Someone just pulled taco bell tacos out of their purse in class....2 problems with here. 1) this class is nutrition 2) taco bell is not open this early.
Miserable. My projectile vomit just woke me up from a 5.5 hour nap.
All I know is for some reason I was sitting naked in the hallway playing an invisible ukulele singing somewhere over the rainbow. I wonder why security came.
Yes, she did suck your dick in the bathroom to wake you up.

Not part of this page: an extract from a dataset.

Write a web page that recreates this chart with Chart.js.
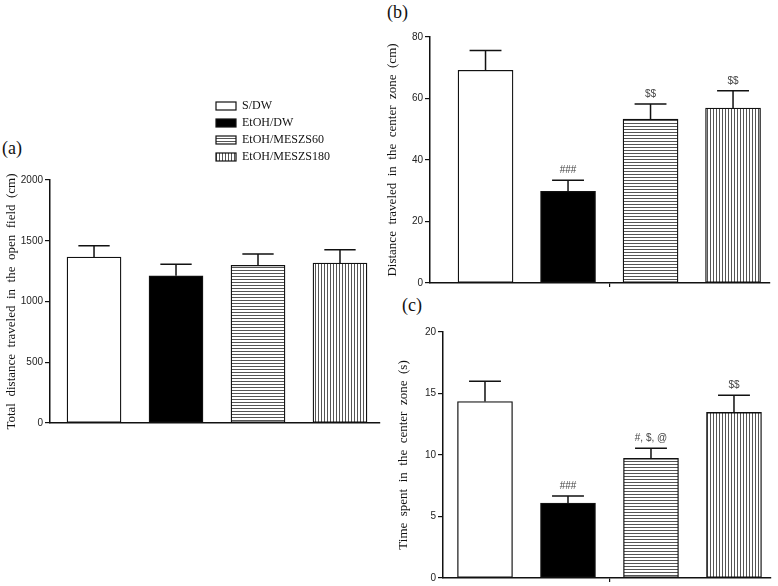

We are not on the "bring me breakfast" level. He's bringing me penis if I ask for breakfast too I'll just sound greedy
random memory from the wedding, the bartender show us how to open the windows of the hotel and pee out of them
were you high?
When?
Actually just blanket yes to that question
Reunion weekend was a success. Had 3 ex's inside my vag. Hat trick!
He told me that before I went to bed I needed to do my stretches and then processed to demonstrate a squat thrust, while completely naked.
Do I like my job? I just bought 1/2 oz of pot from my supervisor at work. At a discount. And he said, "pay me whenever."
that's the first time I've heard "shenanigans" and "apocalypse" in the same sentence
I was driving around a golf cart with a keg in the back before I got caught by the cops. First slow speed chase ever
I'm just trying to win a butt plug dude
She unfriended me four minutes after we fucked. That must be some sort of record.